A snow stake is established at each site with a metal fence post driven into the ground to support a 2" PVC pipe that slides over the post. Survey rod decals are placed on most of the PVC pipes except at lower elevation sites where shorter stakes are adequate and stream level metal guys are used as the calibration system. Slope, aspect, and canopy closure are recorded for all sites, as well as the initial stake tare reading on the ground (not all stake readings begin at zero).
A check sheet is established to keep the collected data organized. Depth measurements are routinely recorded at the stakes while driving by on the way to other field activities. Typically the Upper Lookout stakes on Rd. 1506 and Rd. 350 stakes read once every 3 weeks. The 1507 stakes are sampled only once or twice a year.
A special trip is made at least once per year to collect snow water equivalent measurements as a way of ground truthing the snow stake for snow moisture.
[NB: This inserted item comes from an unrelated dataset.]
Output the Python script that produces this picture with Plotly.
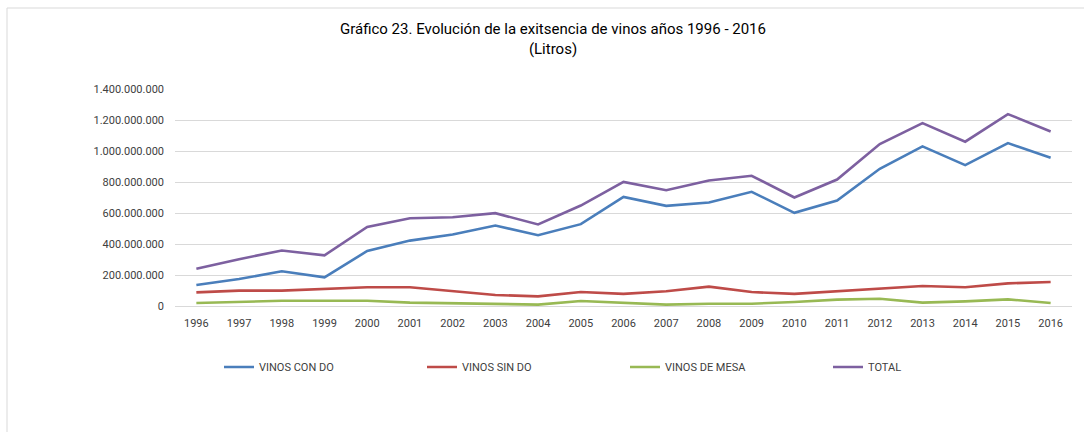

The nearby snow stake is measured at the same time. Ground-truthing (snow water equivalent measurement) of each stake is conducted by taking three snow core measurements with the Mt Rose snow tube sampling equipment to establish a relationship between snow pack water equivalence and depth. The snow tube core sampler is pushed to soil surface interface, depth is recorded, and snow is extracted. The snow is weighed on a spring balance, the tare weight of the corer is subtracted, and actual snow weight is converted to millimeters of equivalent water.
This procedure generally follows the NRCS snow sampling procedure except only three cores are taken. If there is a complete snow pack around the snowstake 3 points are taken in the immediate vicinity of the snowstake (3 points approximately 1 meter equidistant from stake) and averaged. If the snow coverage is patchy, core sample placement becomes more subjective with limited spots where a useful core can be sampled. In the NRCS snowcourse a particular point not having any snow would be recorded as zero, but here all of our ground truthing cores have some amount of snow because points are selected for representation of the density of the snow (and not for representative depth). The % snowcover is estimated to gain a sense of snow patchiness.